Lady Irene d'Eresse lowers her gaze down and nervously twitches the corner of her blanket when an older women scolds her. There is nothing what can be said in this moment to make the situation better. Lady-in-waiting to the duchess Armandine simply nods agreeing with all mistakes she has done. Though, what follows next, makes the young lady's eyes grow wide in an absolute honest fear. "There is no need! I will do everything what you will tell me to! Please, no need to speak like that with her…" Irene looks at the maid, "What is your name? Please, do not think that this woman is going to fulfill her threats. I will be of my best behaviour for the sake of yours and my own safety!" Her eyes then find Emmanuelle again. Irene's shoulders raise up a bit and she brings a pillow forward to hug it and hold as a shield. She is obviously afraid of the older women but also tries to show some childish authority, "You shall not speak to her like that. Better tell me the instructions."

Behind Emmanuelle's implacable back the maid, white-faced and curtseying yet again, looks up to meet Irene's eyes and gives a little shake of her head to advise against this sort of defense. She seems to feel it's pointless.

The chirurgeon herself merely raises bold dark eyebrows at Irene and steps round the end of the bed to the washstand again, to give her hands another good scrub with soap and water now that she's had them all over the patient. She sounds in faintly better humour, now. "I will order your meals and you will eat what you're given. A great deal of soup, and Anthelme's superb beef bouillon — that will give you the strength to fight your fever. You must drink as much water as you can swallow, or lemonade sweetened with honey if you prefer it, or that herbal tea you like so much. I don't stipulate, provided you're conscientious."

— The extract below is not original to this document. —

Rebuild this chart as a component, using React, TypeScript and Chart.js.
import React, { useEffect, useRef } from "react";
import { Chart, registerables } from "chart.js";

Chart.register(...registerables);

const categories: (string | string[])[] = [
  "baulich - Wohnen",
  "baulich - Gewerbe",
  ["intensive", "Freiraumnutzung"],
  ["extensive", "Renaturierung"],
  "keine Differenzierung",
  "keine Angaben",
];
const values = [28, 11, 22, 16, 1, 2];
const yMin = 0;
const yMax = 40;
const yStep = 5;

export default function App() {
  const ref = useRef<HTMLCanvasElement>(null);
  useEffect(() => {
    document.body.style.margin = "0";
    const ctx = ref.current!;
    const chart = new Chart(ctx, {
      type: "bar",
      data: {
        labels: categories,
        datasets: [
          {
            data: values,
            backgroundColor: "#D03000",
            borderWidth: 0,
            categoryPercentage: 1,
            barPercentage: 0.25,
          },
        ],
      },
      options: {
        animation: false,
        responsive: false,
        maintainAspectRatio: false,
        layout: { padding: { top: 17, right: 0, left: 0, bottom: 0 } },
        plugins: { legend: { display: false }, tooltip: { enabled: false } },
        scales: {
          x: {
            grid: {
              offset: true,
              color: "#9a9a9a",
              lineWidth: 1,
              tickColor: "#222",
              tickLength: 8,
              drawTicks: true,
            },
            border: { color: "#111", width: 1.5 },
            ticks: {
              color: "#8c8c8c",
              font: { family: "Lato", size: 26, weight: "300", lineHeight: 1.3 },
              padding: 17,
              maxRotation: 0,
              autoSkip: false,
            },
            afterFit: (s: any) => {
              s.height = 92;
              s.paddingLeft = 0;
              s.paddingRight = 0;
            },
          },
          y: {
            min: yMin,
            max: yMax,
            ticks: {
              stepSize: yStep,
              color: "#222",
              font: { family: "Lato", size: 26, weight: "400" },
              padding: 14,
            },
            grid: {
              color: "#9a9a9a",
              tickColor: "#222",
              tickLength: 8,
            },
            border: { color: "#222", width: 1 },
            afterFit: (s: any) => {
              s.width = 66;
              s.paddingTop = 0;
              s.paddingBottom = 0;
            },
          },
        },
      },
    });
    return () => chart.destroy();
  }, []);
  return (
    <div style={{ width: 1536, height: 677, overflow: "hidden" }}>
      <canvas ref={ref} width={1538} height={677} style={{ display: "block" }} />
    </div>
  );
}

She shakes droplets of water from her fingertips and avails herself of another clean towel, dropping it straight into the waiting maid's hands once her hands are dry enough for her satisfaction. "You won't sleep well anyway for the next couple of nights so it will do you no harm to keep getting up to piss," she pronounces as she begins to draw folded parchment packets from her black bag. They bear the seal of a well-regarded herbalist in the City of Elua. Her orders grow more technical, treating of infusions and inhalations, precise quantities and temperatures and frequencies. The two alarmed young women hanging upon her words are about to have a busy time of it, the maid especially.

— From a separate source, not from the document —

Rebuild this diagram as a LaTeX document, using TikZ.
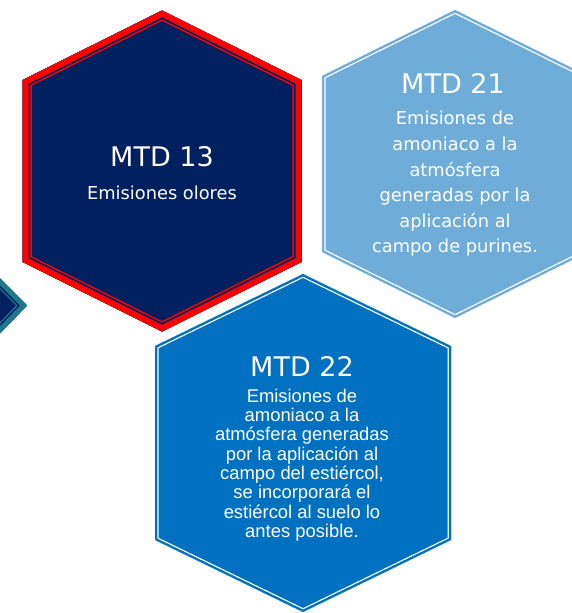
\documentclass[tikz,border=0pt]{standalone}
\usepackage{fontspec}
\setmainfont{DejaVu Sans}
\newfontfamily\arialfont{Liberation Sans}
\usepackage{tikz}
\usetikzlibrary{positioning}
\definecolor{MTDNavy}{RGB}{0,32,96}
\definecolor{MTDRed}{RGB}{255,0,0}
\definecolor{MTDSky}{RGB}{111,172,216}
\definecolor{MTDBlue}{RGB}{0,112,192}
\definecolor{MTDTeal}{RGB}{30,121,139}
% pointy-top hexagon: centre x, centre y, half width, half height, half side
\newcommand{\hexpath}[5]{(#1,#2-#4) -- (#1+#3,#2-#5) -- (#1+#3,#2+#5) -- (#1,#2+#4) -- (#1-#3,#2+#5) -- (#1-#3,#2-#5) -- cycle}
\newcommand{\tealpath}{(-50,228) -- (27,305.5) -- (-50,385) -- cycle}

\begin{document}
\begin{tikzpicture}[
    x=1pt,y=-1pt,
    line join=miter,
    title/.style={text=white, anchor=base, inner sep=0pt, font=\fontsize{27}{30}\selectfont},
    body/.style={text=white, align=center, inner sep=0pt, font=\fontsize{17.8}{25.6}\selectfont},
    arialbody/.style={text=white, align=center, inner sep=0pt, font=\arialfont\fontsize{18.4}{19.3}\selectfont}
  ]
    \useasboundingbox (0,0) rectangle (572,613);
    \clip (0,0) rectangle (572,613);
    % partial hexagon at the left edge
    \begin{scope}
      \clip \tealpath;
      \fill[MTDNavy] \tealpath;
      \draw[MTDTeal, line width=15.6pt] \tealpath;
      \draw[MTDNavy, line width=13pt] \tealpath;
      \draw[MTDTeal, line width=10pt] \tealpath;
    \end{scope}
    % MTD 13
    \begin{scope}
      \clip \hexpath{162}{171}{139.5}{160.5}{91};
      \fill[MTDNavy] \hexpath{162}{171}{139.5}{160.5}{91};
      \draw[MTDRed, line width=18.5pt] \hexpath{162}{171}{139.5}{160.5}{91};
      \draw[MTDNavy, line width=15.5pt] \hexpath{162}{171}{139.5}{160.5}{91};
      \draw[MTDRed, line width=12pt] \hexpath{162}{171}{139.5}{160.5}{91};
    \end{scope}
    % MTD 21
    \begin{scope}
      \clip \hexpath{455}{164}{133}{154}{88};
      \fill[MTDSky] \hexpath{455}{164}{133}{154}{88};
      \draw[white, line width=7pt] \hexpath{455}{164}{133}{154}{88};
      \draw[MTDSky, line width=4.5pt] \hexpath{455}{164}{133}{154}{88};
    \end{scope}
    % MTD 22
    \begin{scope}
      \clip \hexpath{303}{443}{148}{169}{97};
      \fill[MTDBlue] \hexpath{303}{443}{148}{169}{97};
      \draw[white, line width=7pt] \hexpath{303}{443}{148}{169}{97};
      \draw[MTDBlue, line width=4.5pt] \hexpath{303}{443}{148}{169}{97};
    \end{scope}

    \node[title] (t13) at (162,166) {MTD 13};
    \node[body, anchor=base] (d13) at (162,199) {Emisiones olores};
    \node[title] (t21) at (453,93) {MTD 21};
    \node[body] (d21) at (455,184) {Emisiones de\\amoniaco a la\\atmósfera\\generadas por la\\aplicación al\\campo de purines.};
    \node[title] (t22) at (302,376) {MTD 22};
    \node[arialbody] (d22) at (302,465) {Emisiones de\\amoniaco a la\\atmósfera generadas\\por la aplicación al\\campo del estiércol,\\se incorporará el\\estiércol al suelo lo\\antes posible.};
  \end{tikzpicture}
\end{document}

"I understand. I will do as you say," Irene simply agrees. It is hard to notice if she understood every word said to her by the former Mandrake woman, but the tone was more than enough for Irene to simply know that she has to agree. This encouragement by the servant adds more to it, and the lady simply gives up. Though, she must know and she asks the most important questions, "Is my condition contagious or I can be visited by friends and family members?"

“Some catch it, some don’t. Don’t cough on anyone,” advises Emmanuelle, “and you should avoid committing any accidental murders…” She looks about her and seizes upon a small chair, heavy enough to stay where it’s put, not so cushioned as to invite an occupant to settle in for a long cosy chat. She shifts it to a conversational angle three feet from the bed. “One visitor at a time, seated here,” she decrees, patting the back of the chosen chair, “for no longer than twenty minutes, no more than three times a day. You require rest more than entertainment. I’ll look in on you later.” She snaps shut the clasps of her black leather bag, and takes it up in one hand and her gloves in the other, departing with no more courtesies than she arrived.

But then she pauses on the threshold, one booted foot already in the corridor, and lifts her gloves in a dismissive gesture that encompasses all the floral tributes offered by Irene d’Eresse’s nearest and dearest in her time of illness. “And get rid of all those flowers.”